Material provided ▸
>> begin
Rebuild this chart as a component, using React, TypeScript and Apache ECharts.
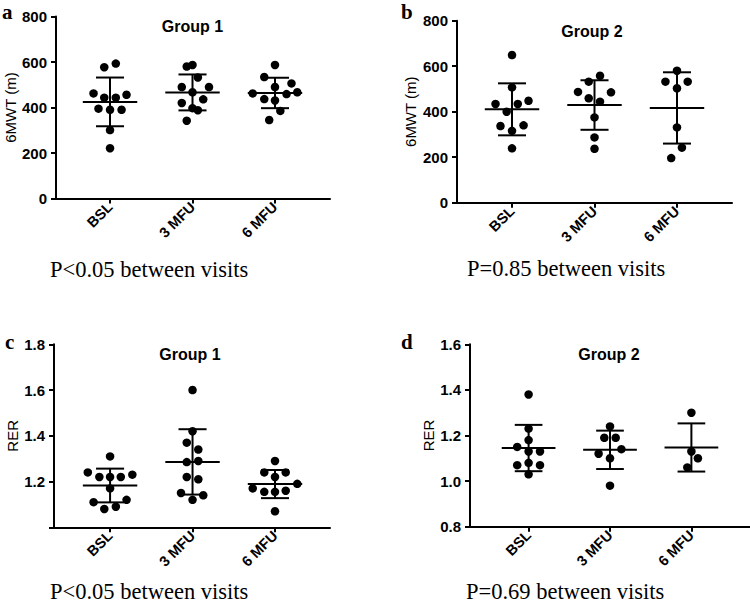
import React, { useEffect, useRef } from "react";
import * as echarts from "echarts";

// ---------- data ----------
const categories = ["BSL", "3 MFU", "6 MFU"];

// a: 6MWT, Group 1
const aBsl = [577, 593, 462, 443, 443, 456, 395, 390, 390, 301, 221];
const aBslJit = [-0.07, 0.07, -0.2, -0.07, 0.07, 0.2, -0.14, 0, 0.14, 0, 0];
const a3 = [580, 587, 532, 490, 467, 490, 420, 436, 397, 388, 342];
const a3Jit = [-0.07, 0, 0.065, -0.13, 0, 0.2, -0.13, 0.13, 0, 0.065, -0.07];
const a6 = [587, 534, 506, 462, 490, 459, 467, 437, 431, 385, 345];
const a6Jit = [0, -0.13, 0.2, -0.27, 0, 0.14, 0.27, -0.13, 0, 0.065, -0.07];

// b: 6MWT, Group 2
const bBsl = [649, 507, 434, 434, 448, 400, 337, 340, 316, 239];
const bBslJit = [0, 0, -0.2, 0.07, 0.2, -0.065, -0.14, 0.14, 0, 0];
const b3 = [558, 532, 487, 485, 459, 444, 375, 287, 237];
const b3Jit = [0.067, -0.07, -0.2, 0.2, -0.07, 0.067, 0, 0, 0];
const b6 = [580, 532, 532, 503, 331, 242, 196];
const b6Jit = [0, -0.14, 0.13, 0, 0, 0.06, -0.07];

// c: RER, Group 1
const cBsl = [1.31, 1.24, 1.22, 1.22, 1.22, 1.23, 1.17, 1.11, 1.12, 1.08, 1.09];
const cBslJit = [0, -0.27, -0.13, 0, 0.13, 0.27, 0, -0.2, 0.2, -0.07, 0.07];
const c3 = [1.6, 1.42, 1.37, 1.34, 1.285, 1.29, 1.22, 1.21, 1.15, 1.14, 1.12];
const c3Jit = [0, 0, -0.07, 0.07, -0.07, 0.07, -0.07, 0.07, -0.14, 0.13, 0];
const c6 = [1.29, 1.24, 1.24, 1.22, 1.17, 1.19, 1.155, 1.155, 1.16, 1.07];
const c6Jit = [0, -0.13, 0.13, 0, -0.27, 0.27, -0.13, 0, 0.13, 0];

// d: RER, Group 2
const dBsl = [1.38, 1.23, 1.18, 1.15, 1.13, 1.13, 1.07, 1.08, 1.07, 1.03];
const dBslJit = [0, 0, 0, -0.14, 0, 0.14, -0.14, 0, 0.14, 0];
const d3 = [1.24, 1.19, 1.19, 1.12, 1.14, 1.1, 0.98];
const d3Jit = [0, -0.07, 0.07, -0.14, 0.14, 0, 0];
const d6 = [1.3, 1.13, 1.1, 1.06];
const d6Jit = [0, 0, 0.08, -0.05];

const mwtTicks = [0, 200, 400, 600, 800];
const rerTicksC = [1.2, 1.4, 1.6, 1.8];
const rerTicksD = [0.8, 1.0, 1.2, 1.4, 1.6];

const panelLetters = ["a", "b", "c", "d"];
const groupTitles = ["Group 1", "Group 2", "Group 1", "Group 2"];
const pTexts = [
  "P<0.05 between visits",
  "P=0.85 between visits",
  "P<0.05 between visits",
  "P=0.69 between visits",
];

// ---------- helpers ----------
const mean = (a: number[]) => a.reduce((s, v) => s + v, 0) / a.length;
const sd = (a: number[]) => {
  const m = mean(a);
  return Math.sqrt(a.reduce((s, v) => s + (v - m) * (v - m), 0) / (a.length - 1));
};

const SANS = "'Liberation Sans', Arial, sans-serif";
const SERIF = "'Liberation Serif', 'Times New Roman', serif";

type Panel = {
  grid: any;
  xMin: number;
  xMax: number;
  yMin: number;
  yMax: number;
  yInt: number;
  yName: string;
  nameGap: number;
  labelTicks: number[];
  groups: [number[], number[]][];
  title: [number, number];
  letter: [number, number];
  p: [number, number];
};

const panels: Panel[] = [
  {
    grid: { left: 56, top: 16.5, width: 274, height: 182 },
    xMin: -0.655, xMax: 2.667, yMin: 0, yMax: 800, yInt: 200,
    yName: "6MWT (m)", nameGap: 37, labelTicks: mwtTicks,
    groups: [[aBsl, aBslJit], [a3, a3Jit], [a6, a6Jit]],
    title: [192.5, 26], letter: [2, 12], p: [50, 269],
  },
  {
    grid: { left: 457, top: 20.7, width: 275, height: 182 },
    xMin: -0.667, xMax: 2.667, yMin: 0, yMax: 800, yInt: 200,
    yName: "6MWT (m)", nameGap: 39, labelTicks: mwtTicks,
    groups: [[bBsl, bBslJit], [b3, b3Jit], [b6, b6Jit]],
    title: [592, 31], letter: [401, 12], p: [467, 268],
  },
  {
    grid: { left: 54, top: 344.3, width: 276, height: 183 },
    xMin: -0.68, xMax: 2.667, yMin: 1.0, yMax: 1.8, yInt: 0.2,
    yName: "RER", nameGap: 31, labelTicks: rerTicksC,
    groups: [[cBsl, cBslJit], [c3, c3Jit], [c6, c6Jit]],
    title: [190, 354], letter: [5, 342], p: [50, 591],
  },
  {
    grid: { left: 470, top: 344.3, width: 280, height: 182.4 },
    xMin: -0.72, xMax: 2.72, yMin: 0.8, yMax: 1.6, yInt: 0.2,
    yName: "RER", nameGap: 30, labelTicks: rerTicksD,
    groups: [[dBsl, dBslJit], [d3, d3Jit], [d6, d6Jit]],
    title: [609, 354], letter: [401, 342], p: [466, 591],
  },
];

const black = "#000";

function buildOption() {
  const grids: any[] = [];
  const xAxes: any[] = [];
  const yAxes: any[] = [];
  const series: any[] = [];
  const graphics: any[] = [];

  panels.forEach((pn, i) => {
    grids.push({ ...pn.grid, containLabel: false });
    xAxes.push({
      gridIndex: i,
      type: "value",
      min: pn.xMin,
      max: pn.xMax,
      axisLine: { show: true, onZero: false, lineStyle: { color: black, width: 2 } },
      axisTick: { show: true, customValues: [0, 1, 2], length: 5, lineStyle: { color: black, width: 2 } },
      axisLabel: {
        customValues: [0, 1, 2],
        formatter: (v: number) => categories[Math.round(v)] ?? "",
        rotate: 45,
        margin: 6,
        color: black,
        fontSize: 14.5,
        fontWeight: "bold",
        fontFamily: SANS,
      },
      splitLine: { show: false },
    });
    const decimals = pn.yInt < 1 ? 1 : 0;
    yAxes.push({
      gridIndex: i,
      type: "value",
      min: pn.yMin,
      max: pn.yMax,
      interval: pn.yInt,
      name: pn.yName,
      nameLocation: "middle",
      nameGap: pn.nameGap,
      nameTextStyle: { color: black, fontSize: 15, fontFamily: SANS },
      axisLine: { show: true, onZero: false, lineStyle: { color: black, width: 2 } },
      axisTick: { show: true, length: 5, lineStyle: { color: black, width: 2 } },
      axisLabel: {
        margin: 9,
        color: black,
        fontSize: 15,
        fontWeight: "bold",
        fontFamily: SANS,
        formatter: (v: number) =>
          pn.labelTicks.some((t) => Math.abs(t - v) < 1e-6) ? v.toFixed(decimals) : "",
      },
      splitLine: { show: false },
    });

    const pts: number[][] = [];
    const stats: number[][] = [];
    pn.groups.forEach(([vals, jit], ci) => {
      vals.forEach((v, k) => pts.push([ci + jit[k], v]));
      stats.push([ci, mean(vals), sd(vals)]);
    });

    series.push({
      type: "scatter",
      xAxisIndex: i,
      yAxisIndex: i,
      data: pts,
      symbol: "circle",
      symbolSize: 8.5,
      itemStyle: { color: black, opacity: 1 },
      z: 2,
    });
    series.push({
      type: "custom",
      xAxisIndex: i,
      yAxisIndex: i,
      data: stats,
      clip: false,
      z: 3,
      renderItem: (_params: any, api: any) => {
        const x = api.value(0);
        const m = api.value(1);
        const s = api.value(2);
        const segs = [
          [[x - 0.33, m], [x + 0.33, m]],
          [[x, m - s], [x, m + s]],
          [[x - 0.17, m + s], [x + 0.17, m + s]],
          [[x - 0.17, m - s], [x + 0.17, m - s]],
        ];
        return {
          type: "group",
          children: segs.map(([a, b]) => {
            const A = api.coord(a);
            const B = api.coord(b);
            return {
              type: "line",
              shape: { x1: A[0], y1: A[1], x2: B[0], y2: B[1] },
              style: { stroke: black, lineWidth: 2 },
            };
          }),
        };
      },
    });

    graphics.push({
      type: "text",
      x: pn.title[0],
      y: pn.title[1],
      style: {
        text: groupTitles[i],
        fill: black,
        font: `bold 16px ${SANS}`,
        align: "center",
        verticalAlign: "middle",
      },
    });
    graphics.push({
      type: "text",
      x: pn.letter[0],
      y: pn.letter[1],
      style: {
        text: panelLetters[i],
        fill: black,
        font: `bold 21px ${SERIF}`,
        align: "left",
        verticalAlign: "middle",
      },
    });
    graphics.push({
      type: "text",
      x: pn.p[0],
      y: pn.p[1],
      style: {
        text: pTexts[i],
        fill: black,
        font: `22.5px ${SERIF}`,
        align: "left",
        verticalAlign: "middle",
      },
    });
  });

  return {
    animation: false,
    backgroundColor: "#fff",
    grid: grids,
    xAxis: xAxes,
    yAxis: yAxes,
    series,
    graphic: graphics,
  };
}

export default function App() {
  const ref = useRef<HTMLDivElement>(null);
  useEffect(() => {
    if (!ref.current) return;
    const chart = echarts.init(ref.current, null, { renderer: "svg" });
    chart.setOption(buildOption() as any);
    return () => chart.dispose();
  }, []);
  return (
    <div
      ref={ref}
      style={{ position: "absolute", left: 0, top: 0, width: 750, height: 604, background: "#fff" }}
    />
  );
}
>> end
Exercise goal ▸ Leave out the pictures, then repeat the listing above exactly from its first line to the line with "const b6Jit = [0, -0.14, 0.13, 0, 0, 0.06, -0.07];", inclusive.

Written answer ▸
Rebuild this chart as a component, using React, TypeScript and Apache ECharts.
import React, { useEffect, useRef } from "react";
import * as echarts from "echarts";

// ---------- data ----------
const categories = ["BSL", "3 MFU", "6 MFU"];

// a: 6MWT, Group 1
const aBsl = [577, 593, 462, 443, 443, 456, 395, 390, 390, 301, 221];
const aBslJit = [-0.07, 0.07, -0.2, -0.07, 0.07, 0.2, -0.14, 0, 0.14, 0, 0];
const a3 = [580, 587, 532, 490, 467, 490, 420, 436, 397, 388, 342];
const a3Jit = [-0.07, 0, 0.065, -0.13, 0, 0.2, -0.13, 0.13, 0, 0.065, -0.07];
const a6 = [587, 534, 506, 462, 490, 459, 467, 437, 431, 385, 345];
const a6Jit = [0, -0.13, 0.2, -0.27, 0, 0.14, 0.27, -0.13, 0, 0.065, -0.07];

// b: 6MWT, Group 2
const bBsl = [649, 507, 434, 434, 448, 400, 337, 340, 316, 239];
const bBslJit = [0, 0, -0.2, 0.07, 0.2, -0.065, -0.14, 0.14, 0, 0];
const b3 = [558, 532, 487, 485, 459, 444, 375, 287, 237];
const b3Jit = [0.067, -0.07, -0.2, 0.2, -0.07, 0.067, 0, 0, 0];
const b6 = [580, 532, 532, 503, 331, 242, 196];
const b6Jit = [0, -0.14, 0.13, 0, 0, 0.06, -0.07];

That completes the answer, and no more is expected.